### [PROBLEM TO SOLVE]
Each line in the material below, starting at the one with "Rebuild this chart" and ending at the one with "const END_YEAR = 2006;", is to be reproduced exactly; no picture is to be copied.
===== INPUT MATERIAL
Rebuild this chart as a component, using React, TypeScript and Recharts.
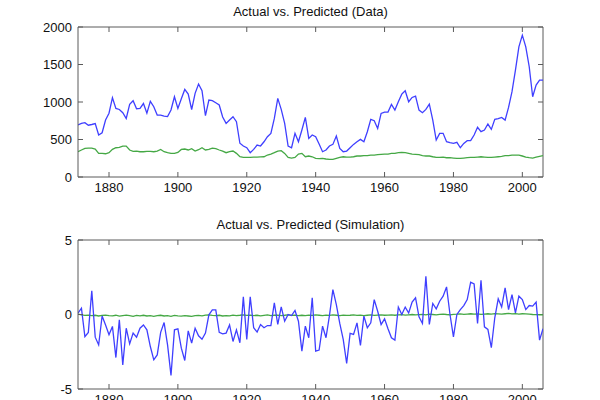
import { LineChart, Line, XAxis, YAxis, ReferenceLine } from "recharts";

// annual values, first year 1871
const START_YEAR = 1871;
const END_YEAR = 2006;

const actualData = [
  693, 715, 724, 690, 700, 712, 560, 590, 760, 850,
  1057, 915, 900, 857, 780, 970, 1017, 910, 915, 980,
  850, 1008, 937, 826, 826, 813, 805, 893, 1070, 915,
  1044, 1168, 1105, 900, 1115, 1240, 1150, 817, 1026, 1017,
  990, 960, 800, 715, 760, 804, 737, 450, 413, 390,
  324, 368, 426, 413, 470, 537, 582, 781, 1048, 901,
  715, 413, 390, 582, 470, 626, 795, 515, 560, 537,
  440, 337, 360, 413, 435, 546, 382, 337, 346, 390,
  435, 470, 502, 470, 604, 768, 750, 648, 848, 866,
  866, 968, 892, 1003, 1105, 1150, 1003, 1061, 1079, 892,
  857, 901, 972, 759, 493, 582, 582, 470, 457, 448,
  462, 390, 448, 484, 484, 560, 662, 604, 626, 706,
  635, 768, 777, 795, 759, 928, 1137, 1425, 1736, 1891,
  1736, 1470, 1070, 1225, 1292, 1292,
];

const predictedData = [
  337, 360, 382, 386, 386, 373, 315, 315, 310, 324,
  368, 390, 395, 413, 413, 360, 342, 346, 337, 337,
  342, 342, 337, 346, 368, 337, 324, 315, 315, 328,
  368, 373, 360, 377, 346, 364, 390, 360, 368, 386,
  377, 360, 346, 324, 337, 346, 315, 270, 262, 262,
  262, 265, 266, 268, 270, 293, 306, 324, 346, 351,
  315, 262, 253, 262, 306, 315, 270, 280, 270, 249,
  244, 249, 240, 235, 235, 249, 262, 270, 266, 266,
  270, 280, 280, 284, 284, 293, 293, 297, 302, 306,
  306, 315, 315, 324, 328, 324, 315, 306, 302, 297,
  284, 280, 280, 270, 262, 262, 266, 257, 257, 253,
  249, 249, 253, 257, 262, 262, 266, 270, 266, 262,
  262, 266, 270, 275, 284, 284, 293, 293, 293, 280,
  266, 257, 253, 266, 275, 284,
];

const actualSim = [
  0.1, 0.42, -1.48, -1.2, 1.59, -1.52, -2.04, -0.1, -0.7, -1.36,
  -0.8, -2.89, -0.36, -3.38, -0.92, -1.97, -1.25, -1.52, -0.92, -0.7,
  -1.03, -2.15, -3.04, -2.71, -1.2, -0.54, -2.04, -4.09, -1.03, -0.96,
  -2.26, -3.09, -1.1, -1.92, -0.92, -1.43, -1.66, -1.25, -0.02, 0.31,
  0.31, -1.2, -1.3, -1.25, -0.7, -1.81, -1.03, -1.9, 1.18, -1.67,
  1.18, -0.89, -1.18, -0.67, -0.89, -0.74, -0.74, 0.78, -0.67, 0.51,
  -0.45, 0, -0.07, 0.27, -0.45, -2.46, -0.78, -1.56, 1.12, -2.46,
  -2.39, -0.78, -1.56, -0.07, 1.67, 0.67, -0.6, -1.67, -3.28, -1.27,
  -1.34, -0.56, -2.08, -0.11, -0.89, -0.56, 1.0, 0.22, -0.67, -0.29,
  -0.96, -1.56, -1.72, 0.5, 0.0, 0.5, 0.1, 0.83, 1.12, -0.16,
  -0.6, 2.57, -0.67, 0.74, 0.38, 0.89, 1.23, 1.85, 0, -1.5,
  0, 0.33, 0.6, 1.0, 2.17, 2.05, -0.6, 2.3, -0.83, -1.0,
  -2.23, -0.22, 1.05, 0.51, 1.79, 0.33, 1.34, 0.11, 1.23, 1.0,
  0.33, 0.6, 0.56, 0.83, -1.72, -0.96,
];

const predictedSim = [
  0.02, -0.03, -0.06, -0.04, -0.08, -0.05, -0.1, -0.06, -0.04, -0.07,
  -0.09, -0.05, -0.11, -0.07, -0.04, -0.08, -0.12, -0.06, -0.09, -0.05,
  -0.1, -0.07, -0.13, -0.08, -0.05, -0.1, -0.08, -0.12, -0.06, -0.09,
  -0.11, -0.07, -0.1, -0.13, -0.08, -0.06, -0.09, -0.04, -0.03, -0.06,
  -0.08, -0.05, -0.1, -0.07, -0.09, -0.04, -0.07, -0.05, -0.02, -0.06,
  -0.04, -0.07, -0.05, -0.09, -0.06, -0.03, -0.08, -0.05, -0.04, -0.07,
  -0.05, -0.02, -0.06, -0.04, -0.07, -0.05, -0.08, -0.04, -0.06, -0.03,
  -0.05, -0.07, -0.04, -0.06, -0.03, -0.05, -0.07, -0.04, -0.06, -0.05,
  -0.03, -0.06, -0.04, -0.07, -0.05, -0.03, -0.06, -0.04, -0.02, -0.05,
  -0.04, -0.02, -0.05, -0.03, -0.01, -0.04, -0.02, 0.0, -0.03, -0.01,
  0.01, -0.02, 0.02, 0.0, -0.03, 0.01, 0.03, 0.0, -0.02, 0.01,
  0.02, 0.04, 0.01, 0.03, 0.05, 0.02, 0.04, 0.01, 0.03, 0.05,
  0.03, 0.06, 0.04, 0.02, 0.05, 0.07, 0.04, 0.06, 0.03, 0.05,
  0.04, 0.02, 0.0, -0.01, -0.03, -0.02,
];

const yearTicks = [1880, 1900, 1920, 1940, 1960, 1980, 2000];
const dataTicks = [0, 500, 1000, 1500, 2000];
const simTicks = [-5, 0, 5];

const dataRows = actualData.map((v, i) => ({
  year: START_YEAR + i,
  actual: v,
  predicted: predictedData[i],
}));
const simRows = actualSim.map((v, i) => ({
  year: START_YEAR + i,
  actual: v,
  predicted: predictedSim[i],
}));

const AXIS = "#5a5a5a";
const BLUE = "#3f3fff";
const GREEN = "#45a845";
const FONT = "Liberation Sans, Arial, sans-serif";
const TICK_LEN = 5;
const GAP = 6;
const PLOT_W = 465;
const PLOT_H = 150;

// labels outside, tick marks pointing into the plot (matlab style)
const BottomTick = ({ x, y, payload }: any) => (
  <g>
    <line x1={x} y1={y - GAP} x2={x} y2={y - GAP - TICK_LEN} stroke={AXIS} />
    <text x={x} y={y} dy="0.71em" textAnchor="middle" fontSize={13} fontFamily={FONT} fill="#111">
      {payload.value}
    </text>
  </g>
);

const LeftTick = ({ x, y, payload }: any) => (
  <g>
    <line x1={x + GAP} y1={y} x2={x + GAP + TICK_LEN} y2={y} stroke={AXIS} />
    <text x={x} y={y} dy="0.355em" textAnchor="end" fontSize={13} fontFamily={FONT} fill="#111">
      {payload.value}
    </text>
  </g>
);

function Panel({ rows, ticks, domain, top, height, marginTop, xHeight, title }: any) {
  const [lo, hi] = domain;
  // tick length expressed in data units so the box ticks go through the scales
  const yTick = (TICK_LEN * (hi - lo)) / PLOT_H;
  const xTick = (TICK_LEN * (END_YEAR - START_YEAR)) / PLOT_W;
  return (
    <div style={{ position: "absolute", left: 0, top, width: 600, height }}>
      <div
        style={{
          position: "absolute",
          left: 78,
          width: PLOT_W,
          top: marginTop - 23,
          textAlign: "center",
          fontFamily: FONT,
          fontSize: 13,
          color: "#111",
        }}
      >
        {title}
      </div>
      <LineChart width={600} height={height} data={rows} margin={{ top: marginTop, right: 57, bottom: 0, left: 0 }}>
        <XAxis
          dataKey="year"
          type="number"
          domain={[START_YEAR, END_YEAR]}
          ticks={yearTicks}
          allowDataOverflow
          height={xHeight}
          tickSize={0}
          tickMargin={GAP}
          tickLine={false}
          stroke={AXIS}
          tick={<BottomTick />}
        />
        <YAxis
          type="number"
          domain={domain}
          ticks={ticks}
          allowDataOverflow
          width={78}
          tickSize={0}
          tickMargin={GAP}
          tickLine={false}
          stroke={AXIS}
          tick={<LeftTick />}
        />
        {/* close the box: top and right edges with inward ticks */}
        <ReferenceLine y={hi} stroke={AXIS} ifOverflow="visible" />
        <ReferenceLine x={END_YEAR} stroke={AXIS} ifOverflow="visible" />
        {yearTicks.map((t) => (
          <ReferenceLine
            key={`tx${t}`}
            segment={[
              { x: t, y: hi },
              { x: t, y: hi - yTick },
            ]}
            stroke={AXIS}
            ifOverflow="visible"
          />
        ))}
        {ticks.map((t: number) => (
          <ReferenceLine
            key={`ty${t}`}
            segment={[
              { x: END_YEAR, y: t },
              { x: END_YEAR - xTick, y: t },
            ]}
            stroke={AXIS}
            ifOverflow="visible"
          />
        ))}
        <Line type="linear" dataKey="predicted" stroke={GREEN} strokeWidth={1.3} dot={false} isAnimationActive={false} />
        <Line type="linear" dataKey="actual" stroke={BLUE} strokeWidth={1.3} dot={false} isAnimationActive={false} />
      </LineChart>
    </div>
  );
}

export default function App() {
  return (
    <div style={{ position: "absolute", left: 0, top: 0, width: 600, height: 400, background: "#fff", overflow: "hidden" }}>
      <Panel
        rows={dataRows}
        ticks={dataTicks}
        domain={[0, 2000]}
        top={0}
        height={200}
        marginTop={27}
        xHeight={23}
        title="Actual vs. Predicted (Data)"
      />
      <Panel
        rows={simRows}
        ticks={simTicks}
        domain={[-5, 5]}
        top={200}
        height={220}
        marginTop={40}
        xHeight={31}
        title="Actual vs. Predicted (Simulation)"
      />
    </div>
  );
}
==========
===== INPUT MATERIAL
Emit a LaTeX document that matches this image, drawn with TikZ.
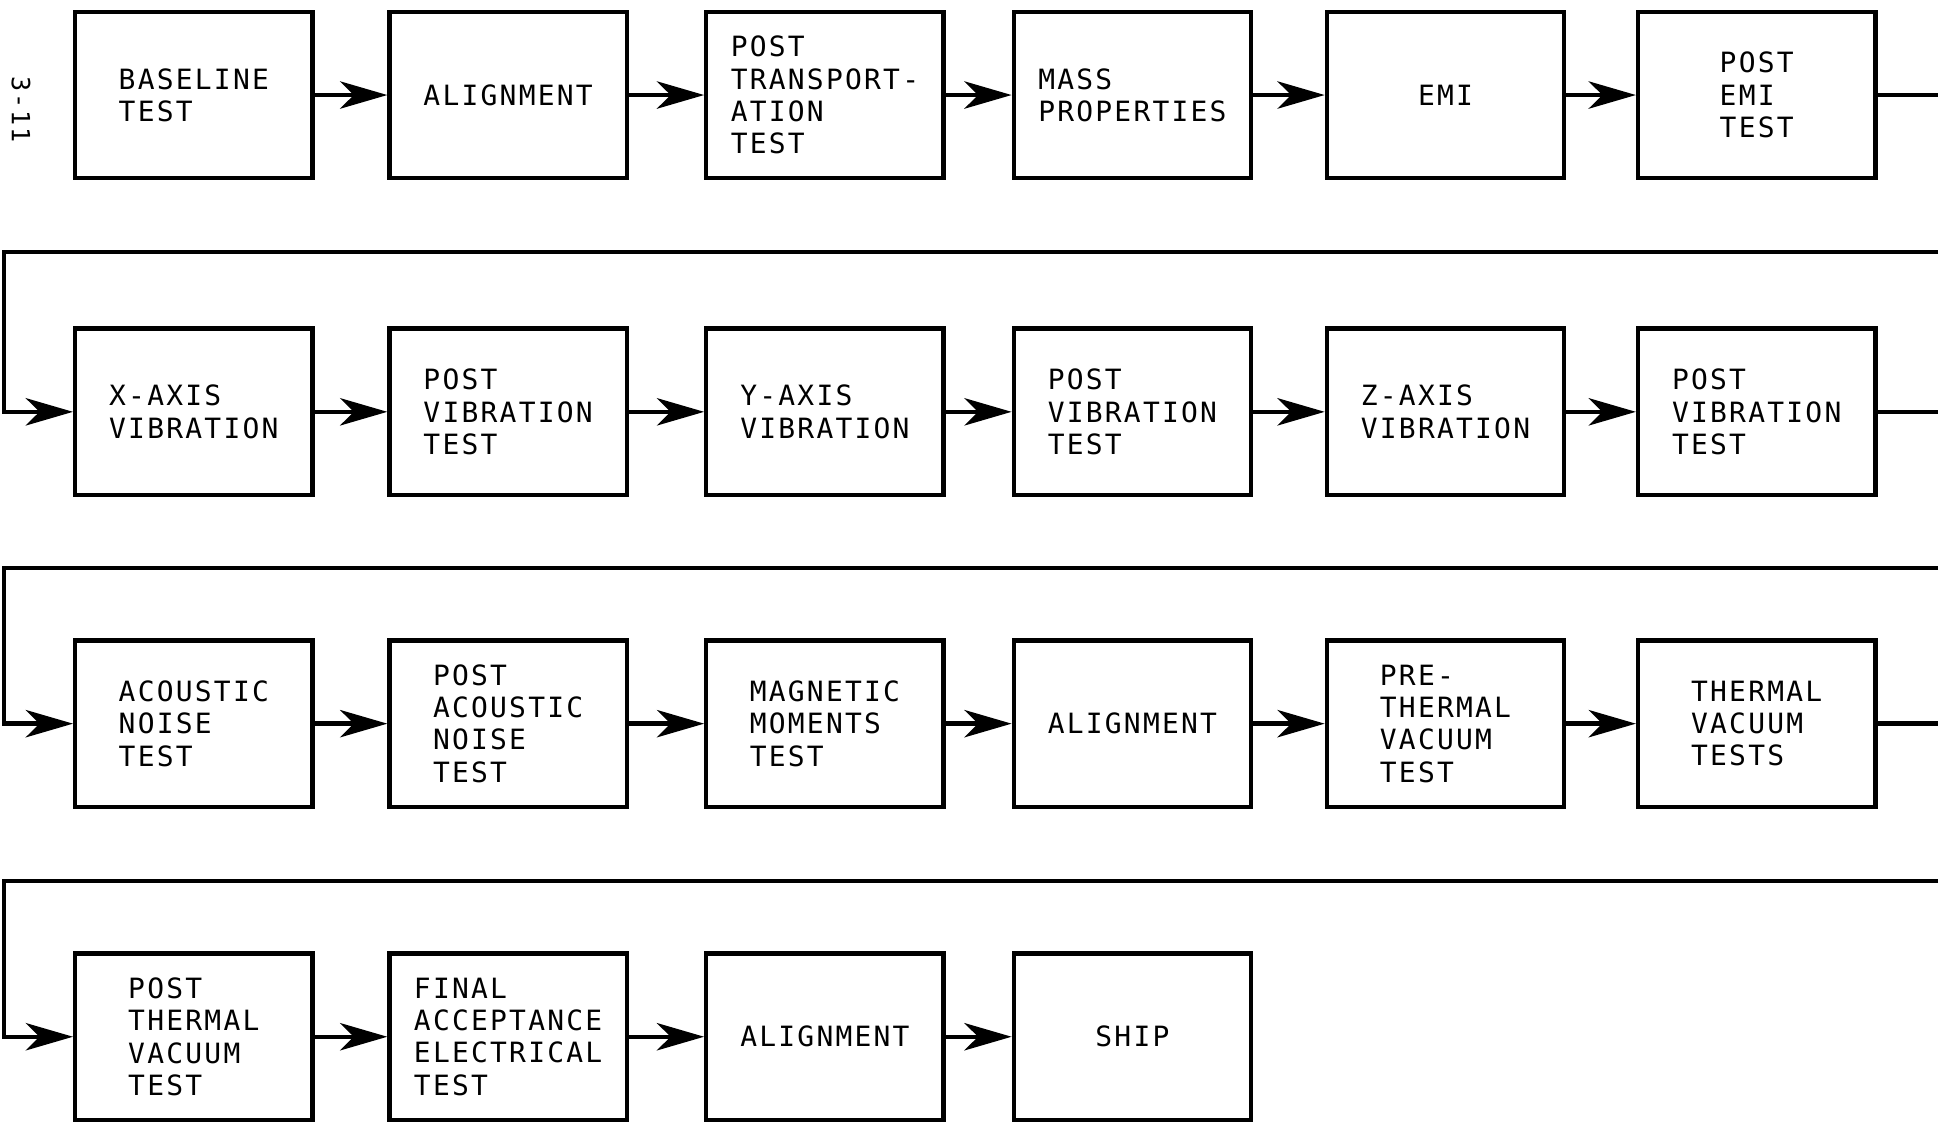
==========
### [EXERCISE ANSWER]
Rebuild this chart as a component, using React, TypeScript and Recharts.
import { LineChart, Line, XAxis, YAxis, ReferenceLine } from "recharts";

// annual values, first year 1871
const START_YEAR = 1871;
const END_YEAR = 2006;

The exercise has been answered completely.